▶ WORK TO DO:
Repeat the lines below exactly as they appear, but leave out the images.

▶ COLLECTED MATERIAL:

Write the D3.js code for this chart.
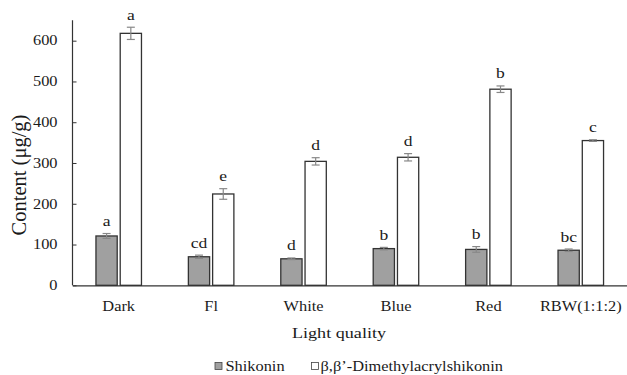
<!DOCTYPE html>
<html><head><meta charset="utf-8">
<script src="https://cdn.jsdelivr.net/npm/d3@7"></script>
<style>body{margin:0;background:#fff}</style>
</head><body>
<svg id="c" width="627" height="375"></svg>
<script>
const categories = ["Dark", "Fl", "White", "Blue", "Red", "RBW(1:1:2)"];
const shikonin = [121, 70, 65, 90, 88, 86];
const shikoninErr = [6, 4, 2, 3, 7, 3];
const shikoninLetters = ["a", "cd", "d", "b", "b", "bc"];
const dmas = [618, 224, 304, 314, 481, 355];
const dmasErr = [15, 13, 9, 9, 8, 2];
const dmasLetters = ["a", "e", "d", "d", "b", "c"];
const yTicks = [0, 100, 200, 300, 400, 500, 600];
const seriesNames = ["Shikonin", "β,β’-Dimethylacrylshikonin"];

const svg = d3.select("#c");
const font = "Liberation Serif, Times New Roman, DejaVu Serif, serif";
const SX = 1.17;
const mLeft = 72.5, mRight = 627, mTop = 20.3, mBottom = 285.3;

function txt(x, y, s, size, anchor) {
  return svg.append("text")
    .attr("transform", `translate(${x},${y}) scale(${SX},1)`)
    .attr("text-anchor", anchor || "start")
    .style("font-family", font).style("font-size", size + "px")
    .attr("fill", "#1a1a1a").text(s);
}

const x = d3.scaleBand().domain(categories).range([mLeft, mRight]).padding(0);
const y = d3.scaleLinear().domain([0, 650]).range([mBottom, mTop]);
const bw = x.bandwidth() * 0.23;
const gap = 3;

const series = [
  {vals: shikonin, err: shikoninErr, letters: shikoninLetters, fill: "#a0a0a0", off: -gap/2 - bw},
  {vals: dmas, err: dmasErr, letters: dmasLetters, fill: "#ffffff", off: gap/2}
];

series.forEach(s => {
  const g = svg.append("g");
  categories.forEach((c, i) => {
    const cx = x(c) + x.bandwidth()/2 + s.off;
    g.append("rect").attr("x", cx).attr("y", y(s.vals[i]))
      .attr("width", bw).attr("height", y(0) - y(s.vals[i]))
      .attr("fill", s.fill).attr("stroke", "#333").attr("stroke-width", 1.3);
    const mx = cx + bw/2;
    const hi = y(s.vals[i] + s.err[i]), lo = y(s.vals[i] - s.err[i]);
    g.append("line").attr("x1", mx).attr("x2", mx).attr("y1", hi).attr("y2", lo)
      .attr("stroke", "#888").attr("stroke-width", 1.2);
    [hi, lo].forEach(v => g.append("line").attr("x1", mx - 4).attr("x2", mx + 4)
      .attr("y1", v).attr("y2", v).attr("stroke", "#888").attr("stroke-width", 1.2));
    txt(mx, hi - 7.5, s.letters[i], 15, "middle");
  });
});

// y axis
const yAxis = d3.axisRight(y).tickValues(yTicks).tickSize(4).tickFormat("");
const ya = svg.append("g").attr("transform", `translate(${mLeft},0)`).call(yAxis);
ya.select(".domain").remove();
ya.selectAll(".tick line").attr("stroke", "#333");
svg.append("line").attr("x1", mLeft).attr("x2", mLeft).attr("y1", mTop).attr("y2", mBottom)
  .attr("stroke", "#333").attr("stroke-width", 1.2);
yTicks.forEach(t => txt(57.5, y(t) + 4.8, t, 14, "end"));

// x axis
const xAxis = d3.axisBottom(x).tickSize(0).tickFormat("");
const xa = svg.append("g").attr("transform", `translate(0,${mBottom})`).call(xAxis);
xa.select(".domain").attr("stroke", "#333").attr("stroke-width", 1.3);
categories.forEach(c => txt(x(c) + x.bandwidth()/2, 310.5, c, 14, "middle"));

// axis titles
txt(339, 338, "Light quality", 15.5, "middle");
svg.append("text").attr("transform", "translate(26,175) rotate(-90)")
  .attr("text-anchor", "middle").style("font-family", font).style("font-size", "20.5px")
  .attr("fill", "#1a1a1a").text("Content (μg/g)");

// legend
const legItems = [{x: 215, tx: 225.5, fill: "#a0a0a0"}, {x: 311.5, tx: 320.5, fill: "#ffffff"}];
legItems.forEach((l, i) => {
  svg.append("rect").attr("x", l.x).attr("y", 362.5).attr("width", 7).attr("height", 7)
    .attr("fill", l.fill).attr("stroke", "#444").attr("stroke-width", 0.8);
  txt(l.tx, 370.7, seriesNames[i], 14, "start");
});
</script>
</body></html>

▶ RESULT FOR THIS TASK:
Write the D3.js code for this chart.
<!DOCTYPE html>
<html><head><meta charset="utf-8">
<script src="https://cdn.jsdelivr.net/npm/d3@7"></script>
<style>body{margin:0;background:#fff}</style>
</head><body>
<svg id="c" width="627" height="375"></svg>
<script>
const categories = ["Dark", "Fl", "White", "Blue", "Red", "RBW(1:1:2)"];
const shikonin = [121, 70, 65, 90, 88, 86];
const shikoninErr = [6, 4, 2, 3, 7, 3];
const shikoninLetters = ["a", "cd", "d", "b", "b", "bc"];
const dmas = [618, 224, 304, 314, 481, 355];
const dmasErr = [15, 13, 9, 9, 8, 2];
const dmasLetters = ["a", "e", "d", "d", "b", "c"];
const yTicks = [0, 100, 200, 300, 400, 500, 600];
const seriesNames = ["Shikonin", "β,β’-Dimethylacrylshikonin"];

const svg = d3.select("#c");
const font = "Liberation Serif, Times New Roman, DejaVu Serif, serif";
const SX = 1.17;
const mLeft = 72.5, mRight = 627, mTop = 20.3, mBottom = 285.3;

function txt(x, y, s, size, anchor) {
  return svg.append("text")
    .attr("transform", `translate(${x},${y}) scale(${SX},1)`)
    .attr("text-anchor", anchor || "start")
    .style("font-family", font).style("font-size", size + "px")
    .attr("fill", "#1a1a1a").text(s);
}

const x = d3.scaleBand().domain(categories).range([mLeft, mRight]).padding(0);
const y = d3.scaleLinear().domain([0, 650]).range([mBottom, mTop]);
const bw = x.bandwidth() * 0.23;
const gap = 3;

const series = [
  {vals: shikonin, err: shikoninErr, letters: shikoninLetters, fill: "#a0a0a0", off: -gap/2 - bw},
  {vals: dmas, err: dmasErr, letters: dmasLetters, fill: "#ffffff", off: gap/2}
];

series.forEach(s => {
  const g = svg.append("g");
  categories.forEach((c, i) => {
    const cx = x(c) + x.bandwidth()/2 + s.off;
    g.append("rect").attr("x", cx).attr("y", y(s.vals[i]))
      .attr("width", bw).attr("height", y(0) - y(s.vals[i]))
      .attr("fill", s.fill).attr("stroke", "#333").attr("stroke-width", 1.3);
    const mx = cx + bw/2;
    const hi = y(s.vals[i] + s.err[i]), lo = y(s.vals[i] - s.err[i]);
    g.append("line").attr("x1", mx).attr("x2", mx).attr("y1", hi).attr("y2", lo)
      .attr("stroke", "#888").attr("stroke-width", 1.2);
    [hi, lo].forEach(v => g.append("line").attr("x1", mx - 4).attr("x2", mx + 4)
      .attr("y1", v).attr("y2", v).attr("stroke", "#888").attr("stroke-width", 1.2));
    txt(mx, hi - 7.5, s.letters[i], 15, "middle");
  });
});

// y axis
const yAxis = d3.axisRight(y).tickValues(yTicks).tickSize(4).tickFormat("");
const ya = svg.append("g").attr("transform", `translate(${mLeft},0)`).call(yAxis);
ya.select(".domain").remove();
ya.selectAll(".tick line").attr("stroke", "#333");
svg.append("line").attr("x1", mLeft).attr("x2", mLeft).attr("y1", mTop).attr("y2", mBottom)
  .attr("stroke", "#333").attr("stroke-width", 1.2);
yTicks.forEach(t => txt(57.5, y(t) + 4.8, t, 14, "end"));

// x axis
const xAxis = d3.axisBottom(x).tickSize(0).tickFormat("");
const xa = svg.append("g").attr("transform", `translate(0,${mBottom})`).call(xAxis);
xa.select(".domain").attr("stroke", "#333").attr("stroke-width", 1.3);
categories.forEach(c => txt(x(c) + x.bandwidth()/2, 310.5, c, 14, "middle"));

// axis titles
txt(339, 338, "Light quality", 15.5, "middle");
svg.append("text").attr("transform", "translate(26,175) rotate(-90)")
  .attr("text-anchor", "middle").style("font-family", font).style("font-size", "20.5px")
  .attr("fill", "#1a1a1a").text("Content (μg/g)");

// legend
const legItems = [{x: 215, tx: 225.5, fill: "#a0a0a0"}, {x: 311.5, tx: 320.5, fill: "#ffffff"}];
legItems.forEach((l, i) => {
  svg.append("rect").attr("x", l.x).attr("y", 362.5).attr("width", 7).attr("height", 7)
    .attr("fill", l.fill).attr("stroke", "#444").attr("stroke-width", 0.8);
  txt(l.tx, 370.7, seriesNames[i], 14, "start");
});
</script>
</body></html>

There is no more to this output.